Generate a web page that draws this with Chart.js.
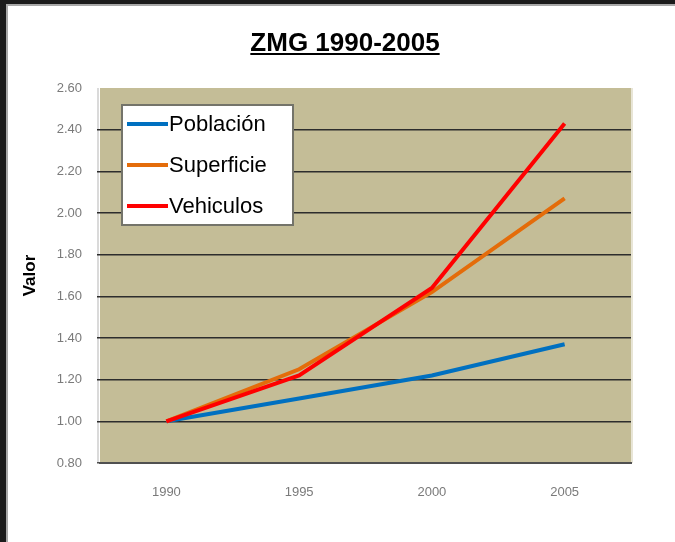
<!DOCTYPE html>
<html>
<head>
<meta charset="utf-8">
<script src="https://cdn.jsdelivr.net/npm/chart.js@4.4.0/dist/chart.umd.min.js"></script>
<style>
  html, body { margin: 0; padding: 0; background: #fff; }
  canvas { display: block; }
</style>
</head>
<body>
<canvas id="chart" width="675" height="542"></canvas>
<script>
const years = ['1990', '1995', '2000', '2005'];
const poblacion = [1.00, 1.11, 1.22, 1.37];
const superficie = [1.00, 1.25, 1.62, 2.07];
const vehiculos = [1.00, 1.22, 1.64, 2.43];
const seriesNames = ['Población', 'Superficie', 'Vehiculos'];
const chartTitle = 'ZMG 1990-2005';
const yTitle = 'Valor';

const FONT = '"Liberation Sans", Arial, sans-serif';
Chart.defaults.font.family = FONT;

// dark frame + tan plot background
const framePlugin = {
    id: 'frame',
    beforeDraw(chart) {
        const ctx = chart.ctx, a = chart.chartArea;
        const w = chart.width, h = chart.height;
        ctx.save();
        ctx.fillStyle = '#1b1b1b'; ctx.fillRect(0, 0, w, h);
        ctx.fillStyle = '#a8a8a8'; ctx.fillRect(6, 4, w, h);
        ctx.fillStyle = '#ffffff'; ctx.fillRect(8, 6, w, h);
        ctx.fillStyle = '#c4bd97';
        ctx.fillRect(a.left, a.top, a.right - a.left, a.bottom - a.top);
        ctx.fillStyle = '#dadada';
        ctx.fillRect(a.left - 3, a.top, 2, a.bottom - a.top);
        ctx.fillStyle = '#e8e5d6';
        ctx.fillRect(a.right, a.top, 2, a.bottom - a.top);
        ctx.restore();
    },
    afterDraw(chart) {
        const ctx = chart.ctx;
        ctx.save();
        ctx.font = 'bold 26px ' + FONT;
        ctx.fillStyle = '#000';
        ctx.textAlign = 'center';
        ctx.textBaseline = 'alphabetic';
        const cx = 345, by = 51;
        ctx.fillText(chartTitle, cx, by);
        const tw = ctx.measureText(chartTitle).width;
        ctx.fillRect(cx - tw / 2, by + 2, tw, 2);
        ctx.restore();
    }
};

// legend box inside the plot, top-left
const insideLegend = {
    id: 'insideLegend',
    afterDatasetsDraw(chart) {
        const ctx = chart.ctx, a = chart.chartArea;
        const x = a.left + 22, y = a.top + 17, w = 171, h = 120;
        ctx.save();
        ctx.fillStyle = '#fff'; ctx.fillRect(x, y, w, h);
        ctx.strokeStyle = '#74746a'; ctx.lineWidth = 2; ctx.strokeRect(x, y, w, h);
        ctx.font = '22px ' + FONT;
        ctx.textBaseline = 'middle';
        chart.data.datasets.forEach((ds, i) => {
            const ly = y + 19 + i * 41;
            ctx.strokeStyle = ds.borderColor; ctx.lineWidth = 4;
            ctx.beginPath(); ctx.moveTo(x + 5, ly); ctx.lineTo(x + 46, ly); ctx.stroke();
            ctx.fillStyle = '#000';
            ctx.fillText(ds.label, x + 47, ly + 1);
        });
        ctx.restore();
    }
};

const ctx = document.getElementById('chart').getContext('2d');
new Chart(ctx, {
    type: 'line',
    data: {
        labels: years,
        datasets: [
            { label: seriesNames[0], data: poblacion, borderColor: '#0070c0', order: 2 },
            { label: seriesNames[1], data: superficie, borderColor: '#e46c0a', order: 1 },
            { label: seriesNames[2], data: vehiculos, borderColor: '#ff0000', order: 0 }
        ]
    },
    options: {
        responsive: false,
        animation: false,
        devicePixelRatio: 1,
        layout: { padding: { top: 88, right: 44, left: 0, bottom: 0 } },
        elements: {
            line: { borderWidth: 4, tension: 0, fill: false },
            point: { radius: 0, hoverRadius: 0 }
        },
        plugins: {
            legend: { display: false },
            title: { display: false },
            tooltip: { enabled: false }
        },
        scales: {
            x: {
                offset: true,
                grid: { display: false },
                border: { display: true, color: '#505050', width: 2 },
                ticks: { color: '#7a7a7a', font: { size: 13 }, padding: 14 },
                afterFit(scale) { scale.height = 79; }
            },
            y: {
                min: 0.8,
                max: 2.6,
                ticks: {
                    stepSize: 0.2,
                    color: '#7a7a7a',
                    font: { size: 13 },
                    padding: 15,
                    callback: v => v.toFixed(2)
                },
                grid: {
                    tickLength: 3,
                    lineWidth: 1.5,
                    color: c => c.index === 10 - 1 ? 'rgba(0,0,0,0)' : (c.index === 0 ? '#505050' : '#2d2d2d')
                },
                border: { display: false },
                title: {
                    display: true,
                    text: yTitle,
                    color: '#000',
                    font: { size: 17, weight: 'bold' },
                    padding: { top: 20, bottom: 0 }
                },
                afterFit(scale) { scale.width = 100; }
            }
        }
    },
    plugins: [framePlugin, insideLegend]
});
</script>
</body>
</html>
______
■ DIRECTIONS FOR THIS TASK
Leave out the pictures and repeat the lines from the start of the material through the line with "Chart.defaults.font.family = FONT;", inclusive.

■ THE ANSWER
Generate a web page that draws this with Chart.js.
<!DOCTYPE html>
<html>
<head>
<meta charset="utf-8">
<script src="https://cdn.jsdelivr.net/npm/chart.js@4.4.0/dist/chart.umd.min.js"></script>
<style>
  html, body { margin: 0; padding: 0; background: #fff; }
  canvas { display: block; }
</style>
</head>
<body>
<canvas id="chart" width="675" height="542"></canvas>
<script>
const years = ['1990', '1995', '2000', '2005'];
const poblacion = [1.00, 1.11, 1.22, 1.37];
const superficie = [1.00, 1.25, 1.62, 2.07];
const vehiculos = [1.00, 1.22, 1.64, 2.43];
const seriesNames = ['Población', 'Superficie', 'Vehiculos'];
const chartTitle = 'ZMG 1990-2005';
const yTitle = 'Valor';

const FONT = '"Liberation Sans", Arial, sans-serif';
Chart.defaults.font.family = FONT;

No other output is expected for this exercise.